What are the risk factors for diabetes?
Type 2 diabetes is what is known as a ‘multifactorial disease’, meaning that genetic, biomedical, and environmental factors contribute to risk for the disease. Risk factors can be divided into two groups, modifiable and non-modifiable. You can’t change non-modifiable risk factors such as genetics, family history, ethnicity, sex and age. However, modifiable risk factors such as diet, physical activity and BMI can be changed and can help you delay the onset of or prevent type 2 diabetes.
Some risk factors for diabetes are listed as follows:
Males are more likely than females to develop diabetes.
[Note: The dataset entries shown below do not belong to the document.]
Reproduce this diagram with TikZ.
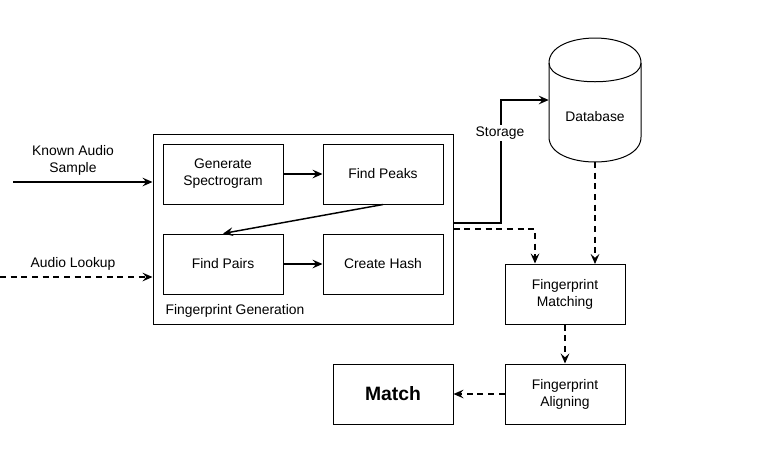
\documentclass[tikz,border=0pt]{standalone}
\usepackage{fontspec}
\setmainfont{Liberation Sans}
\usetikzlibrary{arrows.meta,calc}
\begin{document}
\begin{tikzpicture}[x=0.75pt,y=-0.75pt,
  font=\fontsize{10.4pt}{12.75pt}\selectfont,
  box/.style={draw,line width=0.75pt,minimum width=90pt,minimum height=45pt,inner sep=0pt,align=center},
  conn/.style={line width=1.1pt,-{Stealth[length=7.5pt,width=6.5pt,inset=2.8pt]}},
  dconn/.style={conn,dash pattern=on 4.5pt off 3.5pt},
  lbl/.style={inner sep=1pt,align=center}]
\useasboundingbox (0,0) rectangle (763,451);
% fingerprint generation container
\node[draw,line width=0.75pt,minimum width=225pt,minimum height=142.5pt,inner sep=0pt] (outer) at (303,229) {};
\node[lbl,anchor=west] (fgl) at (164,311) {Fingerprint Generation};
\node[box] (gs) at (223,174) {Generate\\Spectrogram};
\node[box] (fp) at (383,174) {Find Peaks};
\node[box] (pairs) at (223,264) {Find Pairs};
\node[box] (hash) at (383,264) {Create Hash};
% database
\node[minimum width=69pt,minimum height=93pt,inner sep=0pt] (db) at (595,100) {};
\draw[line width=0.75pt] (549,63) .. controls (549,29.67) and (641,29.67) .. (641,63) -- (641,137)
  .. controls (641,170.33) and (549,170.33) .. (549,137) -- cycle;
\draw[line width=0.75pt] (549,63) .. controls (549,88) and (641,88) .. (641,63);
\node[lbl] (dbt) at (595,117) {Database};
% right side
\node[box] (fm) at (565,294) {Fingerprint\\Matching};
\node[box] (fa) at (565,394) {Fingerprint\\Aligning};
\node[box,font=\fontsize{14.5pt}{17pt}\selectfont\bfseries] (match) at (393,394) {Match};
% inputs
\coordinate (ka) at (13,182);
\coordinate (al) at (0,277);
\node[lbl] (kal) at (73,160) {Known Audio\\Sample};
\node[lbl] (all) at (73,264) {Audio Lookup};
\draw[conn] (ka) -- (ka -| outer.west);
\draw[dconn] (al) -- (al -| outer.west);
% internal edges
\draw[conn] (gs) -- (fp);
\draw[conn] (fp.south) -- (pairs.north);
\draw[conn] (pairs) -- (hash);
% storage
\coordinate (sv) at (501,100);
\draw[conn] ([yshift=4.5pt]outer.east) -| (sv) -- (sv -| db.west);
\node[lbl,fill=white] (st) at (500,133) {Storage};
% dashed flows
\draw[dconn] (outer.east) -| ([xshift=-22.5pt]fm.north);
\draw[dconn] (595,162) -- (595,264);
\draw[dconn] (fm) -- (fa);
\draw[dconn] (fa) -- (match);
\end{tikzpicture}
\end{document}
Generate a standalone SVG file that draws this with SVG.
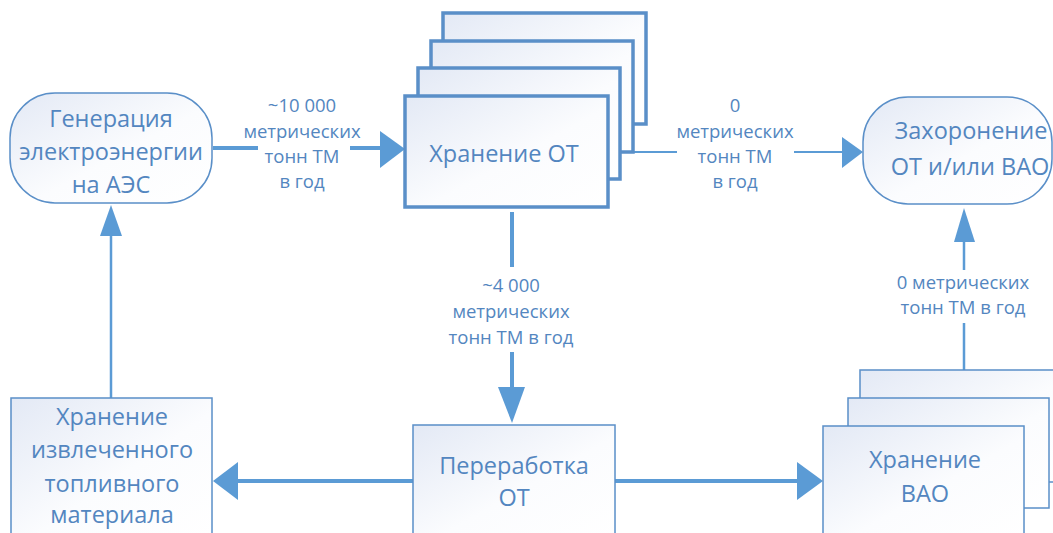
<svg xmlns="http://www.w3.org/2000/svg" width="1053" height="533" viewBox="0 0 1053 533">
<defs>
<linearGradient id="g" x1="0" y1="0" x2="1" y2="1">
<stop offset="0" stop-color="#e3e9f5"/>
<stop offset="0.55" stop-color="#fbfcfe"/>
<stop offset="1" stop-color="#ffffff"/>
</linearGradient>
<style>
.n{fill:url(#g);stroke:#5a8fc8;stroke-width:1.5}
.nb{fill:url(#g);stroke:#5a8fc8;stroke-width:3.5}
.t{font-family:"Open Sans","Noto Sans",sans-serif;font-size:23.5px;fill:#5386c0;text-anchor:middle}
.l{font-family:"Open Sans","Noto Sans",sans-serif;font-size:18.5px;fill:#5386c0;text-anchor:middle}
.c{stroke:#5b9bd5;fill:none}
.h{fill:#5b9bd5}
</style>
</defs>
<g id="connectors">
<path class="c" stroke-width="4" d="M213 148H258M350 148H382"/>
<polygon class="h" points="380,131 405,149 380,168"/>
<path class="c" stroke-width="2" d="M607 152H677M794 152H844"/>
<polygon class="h" points="842,137 863,152 842,168"/>
<path class="c" stroke-width="4" d="M512 212V267M512 352V389"/>
<polygon class="h" points="498,387 525,387 512,423"/>
<path class="c" stroke-width="4" d="M415 481H236"/>
<polygon class="h" points="238,462 213,481 238,500"/>
<path class="c" stroke-width="4" d="M615 481H799"/>
<polygon class="h" points="797,462 823,481 797,500"/>
<path class="c" stroke-width="2.5" d="M111 398V234"/>
<polygon class="h" points="100,236 122,236 111,205"/>
<path class="c" stroke-width="2.5" d="M964 370V323M964 270V240"/>
<polygon class="h" points="954,242 975,242 964,208"/>
<text class="l" x="302" y="112">~10 000</text>
<text class="l" x="302" y="138">метрических</text>
<text class="l" x="302" y="163">тонн ТМ</text>
<text class="l" x="302" y="188">в год</text>
<text class="l" x="735" y="112">0</text>
<text class="l" x="735" y="138">метрических</text>
<text class="l" x="735" y="163">тонн ТМ</text>
<text class="l" x="735" y="188">в год</text>
<text class="l" x="511" y="292">~4 000</text>
<text class="l" x="511" y="318">метрических</text>
<text class="l" x="511" y="344">тонн ТМ в год</text>
<text class="l" x="963" y="289">0 метрических</text>
<text class="l" x="963" y="314">тонн ТМ в год</text>
</g>
<g id="gen">
<rect class="n" x="10" y="93" width="202" height="110" rx="45"/>
<text class="t" x="111" y="127">Генерация</text>
<text class="t" x="111" y="160">электроэнергии</text>
<text class="t" x="111" y="193">на АЭС</text>
</g>
<g id="storage-sf">
<rect class="nb" x="443" y="13" width="203" height="111"/>
<rect class="nb" x="431" y="41" width="202" height="111"/>
<rect class="nb" x="418" y="68" width="202" height="111"/>
<rect class="nb" x="405" y="96" width="203" height="111"/>
<text class="t" x="504" y="162">Хранение ОТ</text>
</g>
<g id="disposal">
<rect class="n" x="863" y="97" width="189" height="107" rx="45"/>
<text class="t" x="971" y="139">Захоронение</text>
<text class="t" x="970" y="175">ОТ и/или ВАО</text>
</g>
<g id="storage-fuel">
<rect class="n" x="11" y="398" width="201" height="140"/>
<text class="t" x="112" y="425">Хранение</text>
<text class="t" x="112" y="458">извлеченного</text>
<text class="t" x="112" y="492">топливного</text>
<text class="t" x="112" y="523">материала</text>
</g>
<g id="reprocessing">
<rect class="n" x="413" y="425" width="202" height="115"/>
<text class="t" x="514" y="474">Переработка</text>
<text class="t" x="514" y="506">ОТ</text>
</g>
<g id="storage-hlw">
<rect class="n" x="860" y="370" width="202" height="112"/>
<rect class="n" x="848" y="398" width="201" height="110"/>
<rect class="n" x="823" y="426" width="201" height="115"/>
<text class="t" x="925" y="468">Хранение</text>
<text class="t" x="925" y="502">ВАО</text>
</g>
</svg>
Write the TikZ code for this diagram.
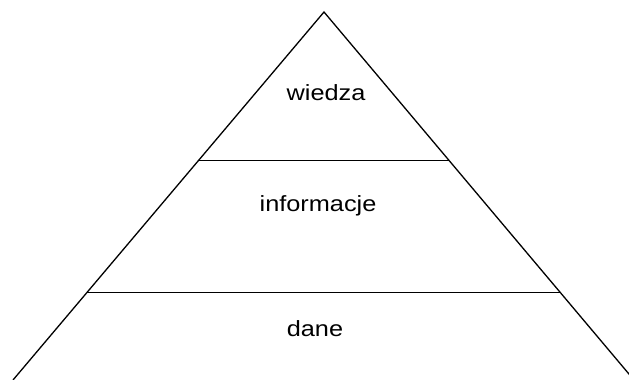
\documentclass[tikz,border=0pt]{standalone}
\usepackage{fontspec}
\setmainfont{Liberation Sans}[FakeStretch=1.15]
\usetikzlibrary{calc}
\begin{document}
\begin{tikzpicture}[x=1pt,y=1pt,
  edge/.style={line width=1.3pt, black},
  label/.style={anchor=base, font=\fontsize{22}{24}\selectfont, inner sep=0pt}]
\useasboundingbox (0,0) rectangle (629,380);
\clip (0,0) rectangle (629,380);
\coordinate (A) at (324,368);
\coordinate (L) at (13,0);
\coordinate (R) at (634,0);
\draw[edge] (L) -- (A) -- (R);
\coordinate (l1) at ($(A)!0.404!(L)$);
\coordinate (r1) at ($(A)!0.404!(R)$);
\coordinate (l2) at ($(A)!0.763!(L)$);
\coordinate (r2) at ($(A)!0.763!(R)$);
\draw[edge] (l1) -- (r1);
\draw[edge] (l2) -- (r2);
\node[label] (w) at (326,279.3) {wiedza};
\node[label] (i) at (318,168) {informacje};
\node[label] (d) at (315,43.3) {dane};
\end{tikzpicture}
\end{document}
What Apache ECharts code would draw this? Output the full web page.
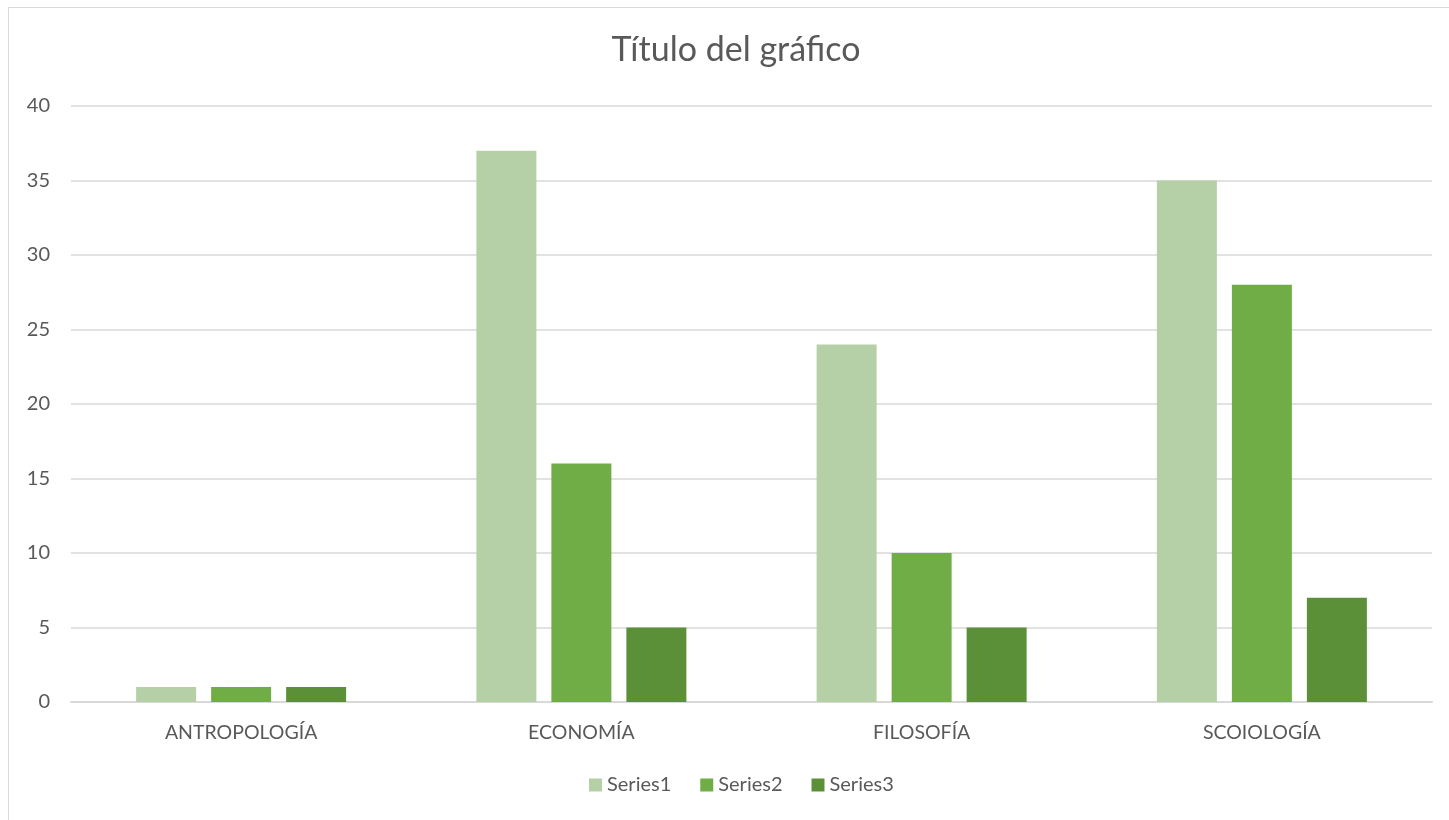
<!DOCTYPE html>
<html><head><meta charset="utf-8">
<script src="https://cdn.jsdelivr.net/npm/echarts@6/dist/echarts.min.js"></script>
<style>html,body{margin:0;padding:0;background:#fff;}#c{width:1449px;height:820px;}
#b{position:absolute;left:8px;top:7px;width:1460px;height:830px;border:1px solid #d9d9d9;box-sizing:border-box;pointer-events:none;}</style>
</head><body><div id="c"></div><div id="b"></div>
<script>
const categories = ['ANTROPOLOGÍA', 'ECONOMÍA', 'FILOSOFÍA', 'SCOIOLOGÍA'];
const series1 = [1, 37, 24, 35];
const series2 = [1, 16, 10, 28];
const series3 = [1, 5, 5, 7];
const seriesNames = ['Series1', 'Series2', 'Series3'];
const colors = ['#b5cfa7', '#70ad47', '#5b9039'];
const font = 'Lato, "Open Sans", sans-serif';
const chart = echarts.init(document.getElementById('c'));
chart.setOption({
  animation: false,
  title: { text: 'Título del gráfico', left: 731, textAlign: 'center', top: 28,
    textStyle: { fontFamily: font, fontSize: 34, fontWeight: 'normal', color: '#595959' } },
  legend: { bottom: 20, left: 584, itemWidth: 13, itemHeight: 13, itemGap: 29, icon: 'rect',
    textStyle: { fontFamily: font, fontSize: 20, color: '#595959' }, data: seriesNames },
  grid: { left: 71, right: 17, top: 106, bottom: 118 },
  xAxis: { type: 'category', data: categories,
    axisLine: { lineStyle: { color: '#d9d9d9', width: 2 } }, axisTick: { show: false },
    axisLabel: { margin: 21, fontFamily: font, fontSize: 19.5, color: '#595959' } },
  yAxis: { type: 'value', min: 0, max: 40, interval: 5,
    axisLine: { show: false }, axisTick: { show: false },
    splitLine: { lineStyle: { color: '#d9d9d9', width: 1.5 } },
    axisLabel: { margin: 21, fontFamily: font, fontSize: 20, color: '#595959' } },
  series: [series1, series2, series3].map((d, i) => ({
    name: seriesNames[i], type: 'bar', data: d, barWidth: 60, barGap: '25%',
    itemStyle: { color: colors[i] }
  }))
});
</script></body></html>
Adults who are age 45 or older have a higher risk of developing type 2 diabetes.
For Asians, a BMI of over 23 kg/m2 increases your risk of developing type 2 diabetes.
You have a higher risk of diabetes if you are not physically active. (maybe aktivo here)
Dietary fibre intake
A low dietary fibre intake increases your risk of developing diabetes.
Smokers are 30-40% more likely to develop type 2 diabetes than non-smokers.
Heavy drinking, which is defined as consuming eight drinks or more per week for women and 15 or more for men, can reduce the body’s sensitivity to insulin.
Family history of diabetes
The risk of type 2 diabetes increases if your parent or sibling has type 2 diabetes.
Prediabetes is a condition in which your blood sugar level is higher than normal, but not high enough to be classified as diabetes. Prediabetes often progresses to type 2 diabetes if left untreated.
If you developed gestational diabetes when you were pregnant, your risk of developing type 2 diabetes increases. If you gave birth to a baby weighing more than 9 pounds (4 kilograms), you're also at risk of type 2 diabetes.
High blood pressure
Hypertension has been reported to be a significant predictor of type 2 diabetes.
Blood lipid levels
If you have low HDL cholesterol, high LDL cholesterol, or high triglyceride levels, you have an increased risk for diabetes.
Polycystic ovary syndrome
For women, having polycystic ovarian syndrome — a common condition characterized by irregular menstrual periods, excess hair growth and obesity — increases the risk of diabetes.
Dark, thick, and velvety skin around your neck or armpits is often a sign of insulin resistance.
People of certain ethnicities including Asians, Indians, Africans and Hispanic people are more likely to develop type 2 diabetes than Caucasians.